NXT Smart Marks > WWE Smart Marks

 

NXT this past Friday. Stage AE, totally sold out. Baron Corbin vs. Apollo Crews. I’m sitting quite prominently on the stage above the ring. The chant starts:

“SUPER GENIUS! SUPER GENIUS!” A tribute to my radio persona and tested IQ of 166. You can’t teach that, BTW.

I put my right index finger to my lips, shushing the marks. Then I point to the ring. These guys deserve your attention. The chant goes quiet.

I AM AN ABSOLUTE GOD! In Pittsburgh, anyway.

NXT was, once again, excellent. The crowd was also excellent, and not just because they idolize me.

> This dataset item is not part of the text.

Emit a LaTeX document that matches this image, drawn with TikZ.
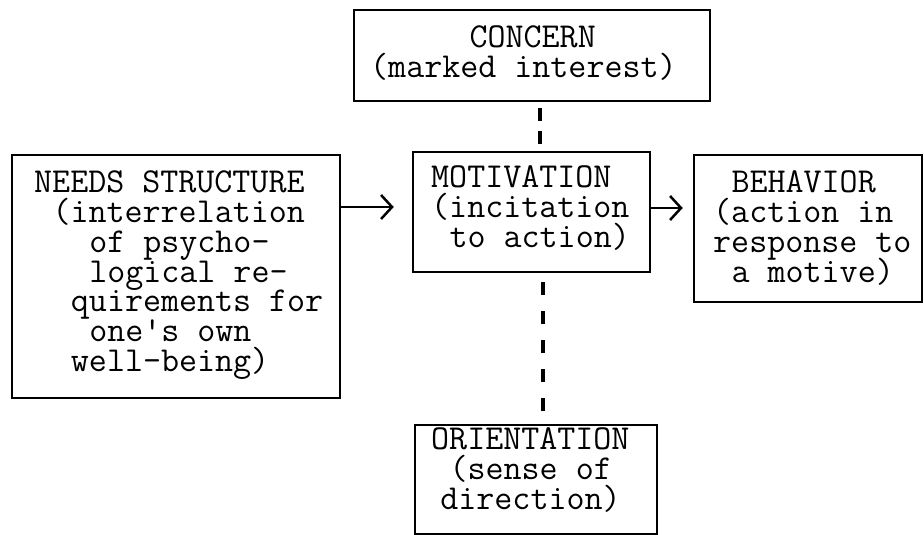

That’s perfectly understandable.

As ex-WCW performer Disco Inferno said via a multiple of tweets: “One of the biggest problems with WWE is that half the fans that attend the live shows, you would rather they not even show up. All they do is troll the show. Listening to what they cheer and boo for is idiotic. They’re your indie smart-mark crowd that congregates at the PPVs like a comic-book convention and once they’re all together, they try to sabotage whatever direction the company tries to take.”

Bingo. Exactly correct. They don’t enjoy. They hijack.

NXT fans are different. Maybe some of them are the same fans, but they show up at NXT with different attitudes.

NXT fans invest in what the promotion does. If it’s working, they support it.

In WWE, the marks don’t care what works. John Cena is, by far, WWE’s biggest full-time star for the best part of a decade. But the smart marks ***t on him. Same thing with Roman Reigns.

That’s their right. They paid for the ticket. But too many asshats show up with the intention of serving their own minuscule agenda, not enjoying the show.

At NXT, you get a tiny fraction of that nonsense. NXT’s product is superior to WWE’s. That helps. Shows are shorter, better paced and more organized. Based on action, not based on a bunch of people who aren’t over babbling way too much.